With two strokes of good fortune – the penalty decisions that went against Arsenal at the Emirates and Anfield – this is turning into another familiar Benitez season: a poor start in the League, amid criticism about rotation, is improved with no threat of winning the title, then redeemed by a thrilling run in either the FA Cup or Europe.

Last autumn, Liverpool gave a poor display at Ewood Park and were left in seventh place in the table, only to set off immediately on a run of five successive wins, starting with the 8-0 demolition of Besiktas. But rumblings of discontent between the owners and the manager, then the owners themselves, were reverberating across the Atlantic.

As Mascherano admitted: "We haven't had the best season in that way, we've had problems, but now mostly it's calm and quiet and everyone is confident. We always believed in the coach and the squad, we didn't have any doubt. Sometimes you have to read in the newspaper or watch on TV things that are no good for the club, but it's football. We know he's a good manager. It's not easy in three years to get to two [Champions' League] finals. Now the team is again in the semi-finals, so Liverpool is at the moment one of the best teams in Europe. And the manager is one of the best in Europe. Of course you need to be a good manager to do that."
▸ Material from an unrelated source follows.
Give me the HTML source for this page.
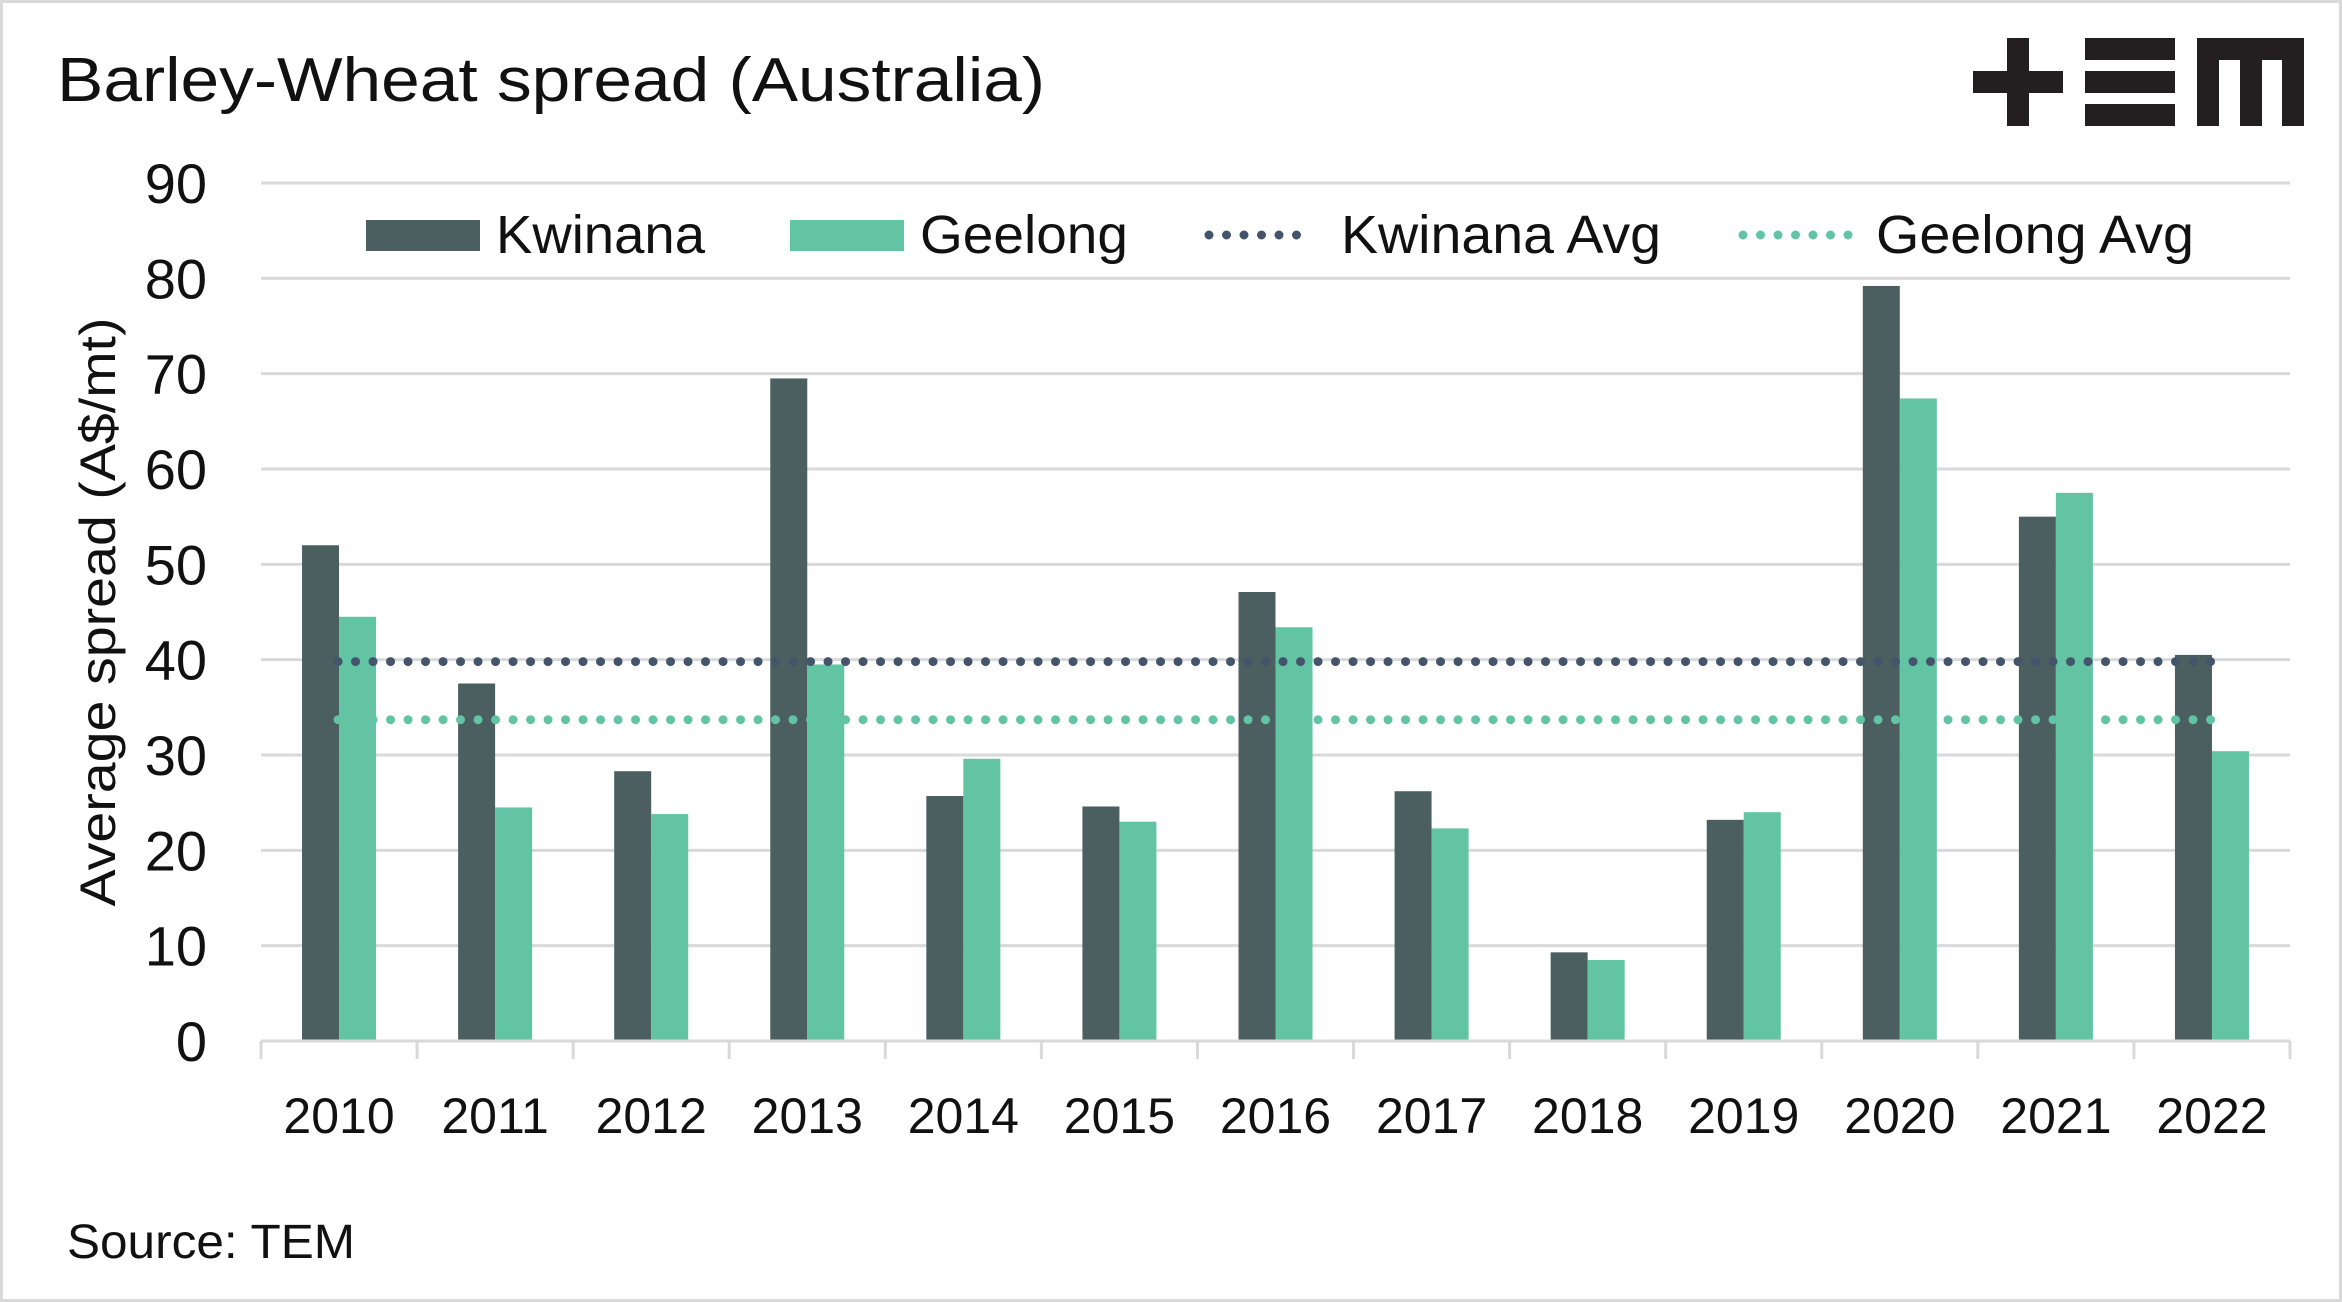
<!DOCTYPE html>
<html><head><meta charset="utf-8"><style>
html,body{margin:0;padding:0;background:#fff;}
svg{display:block;font-family:"Liberation Sans",sans-serif;}
</style></head><body>
<svg id="chart" width="2342" height="1302" viewBox="0 0 2342 1302" xmlns="http://www.w3.org/2000/svg">
<rect x="1.5" y="1.5" width="2339" height="1299" fill="#fff" stroke="#d9d9d9" stroke-width="3"/>
<text x="57" y="101" font-size="62" fill="#111" textLength="988" lengthAdjust="spacingAndGlyphs">Barley-Wheat spread (Australia)</text>
<g fill="#231f20">
<rect x="1973" y="71" width="90" height="22"/><rect x="2007" y="38" width="22" height="88"/>
<rect x="2085" y="38" width="90" height="22"/><rect x="2085" y="71" width="90" height="22"/><rect x="2085" y="104" width="90" height="22"/>
<rect x="2197" y="38" width="107" height="22"/><rect x="2197" y="38" width="22" height="88"/><rect x="2240" y="38" width="22" height="88"/><rect x="2282" y="38" width="22" height="88"/>
</g>
<g id="grid"></g><g id="bars"></g><g id="avgs"></g><g id="axis"></g>
<text transform="translate(115,612) rotate(-90)" text-anchor="middle" font-size="50" fill="#111" textLength="589" lengthAdjust="spacingAndGlyphs">Average spread (A$/mt)</text>
<g>
<rect x="366" y="220" width="114" height="31" fill="#4b5f60"/>
<text x="496" y="253" font-size="54" fill="#111" textLength="209" lengthAdjust="spacingAndGlyphs">Kwinana</text>
<rect x="790" y="220" width="114" height="31" fill="#62c4a3"/>
<text x="920" y="253" font-size="54" fill="#111" textLength="208" lengthAdjust="spacingAndGlyphs">Geelong</text>
<line x1="1209" y1="235" x2="1314" y2="235" stroke="#44546a" stroke-width="9" stroke-linecap="round" stroke-dasharray="0 17.5"/>
<text x="1341" y="253" font-size="54" fill="#111" textLength="320" lengthAdjust="spacingAndGlyphs">Kwinana Avg</text>
<line x1="1743" y1="235" x2="1852" y2="235" stroke="#62c4a3" stroke-width="9" stroke-linecap="round" stroke-dasharray="0 17.5"/>
<text x="1876" y="253" font-size="54" fill="#111" textLength="318" lengthAdjust="spacingAndGlyphs">Geelong Avg</text>
</g>
<text x="67" y="1258" font-size="48" fill="#111" textLength="288" lengthAdjust="spacingAndGlyphs">Source: TEM</text>
</svg>
<script>
const categories = ["2010","2011","2012","2013","2014","2015","2016","2017","2018","2019","2020","2021","2022"];
const kwinana = [52, 37.5, 28.3, 69.5, 25.7, 24.6, 47.1, 26.2, 9.3, 23.2, 79.2, 55, 40.5];
const geelong = [44.5, 24.5, 23.8, 39.5, 29.6, 23, 43.4, 22.3, 8.5, 24, 67.4, 57.5, 30.4];
const kwinanaAvg = [39.8];
const geelongAvg = [33.7];
const yTicks = [0,10,20,30,40,50,60,70,80,90];

const NS = "http://www.w3.org/2000/svg";
const L = 261, R = 2290, Y0 = 1041, Y90 = 183;
const band = (R - L) / categories.length;
const barW = 37;
function y(v){ return Y0 - (v/90)*(Y0-Y90); }
function xc(i){ return L + band*(i+0.5); }
function mk(tag, attrs, parent){ const e=document.createElementNS(NS,tag); for(const k in attrs) e.setAttribute(k, attrs[k]); parent.appendChild(e); return e; }

const grid = document.getElementById('grid');
yTicks.forEach(t => {
  if (t > 0) {
    const g = mk('line', {x1:L, x2:R, y1:y(t), y2:y(t), stroke:'#d9d9d9', 'stroke-width':3}, grid);
    
    
  }
  const lab = mk('text', {x:207, y:y(t)+20, 'text-anchor':'end', 'font-size':56, fill:'#111'}, grid);
  lab.textContent = t;
  
  
});

const bars = document.getElementById('bars');
categories.forEach((c, i) => {
  const k = mk('rect', {x:xc(i)-barW, y:y(kwinana[i]), width:barW, height:Y0-y(kwinana[i]), fill:'#4b5f60'}, bars);
  
  
  const g = mk('rect', {x:xc(i), y:y(geelong[i]), width:barW, height:Y0-y(geelong[i]), fill:'#62c4a3'}, bars);
  
  
});

const avgs = document.getElementById('avgs');
const x1 = xc(0) - 1, x2 = xc(categories.length-1);
const ka = mk('line', {x1:x1, x2:x2, y1:y(kwinanaAvg[0]), y2:y(kwinanaAvg[0]), stroke:'#44546a', 'stroke-width':9, 'stroke-linecap':'round', 'stroke-dasharray':'0 17.5'}, avgs);


const ga = mk('line', {x1:x1, x2:x2, y1:y(geelongAvg[0]), y2:y(geelongAvg[0]), stroke:'#62c4a3', 'stroke-width':9, 'stroke-linecap':'round', 'stroke-dasharray':'0 17.5'}, avgs);



const axis = document.getElementById('axis');
const ax = mk('line', {x1:L, x2:R, y1:Y0, y2:Y0, stroke:'#d9d9d9', 'stroke-width':3}, axis);


for (let i = 0; i <= categories.length; i++) {
  const t = mk('line', {x1:L+band*i, x2:L+band*i, y1:Y0, y2:Y0+18, stroke:'#d9d9d9', 'stroke-width':3}, axis);
  
  
}
categories.forEach((c, i) => {
  const t = mk('text', {x:xc(i), y:1133, 'text-anchor':'middle', 'font-size':50, fill:'#111'}, axis);
  t.textContent = c;
  
  
});
</script>
</body></html>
The trick is to make sure of fourth place in the Premier League without having to rely, as Benitez did in his famous first season, on winning the Champions' League to qualify for it again. Neither the players nor the manager can take their eye off the domestic ball, which a tiring Everton are still chasing.

When Liverpool go to Fulham on Saturday, for instance, three days ahead of the home leg with Chelsea, they cannot be allowed last year's luxury of fielding nine reserves – a ploy that effectively delayed Fulham's relegation for 12 months when they won 1-0.

There will be minor changes in personnel today, but Benitez's new maxim of "confidence and belief" must remain the same.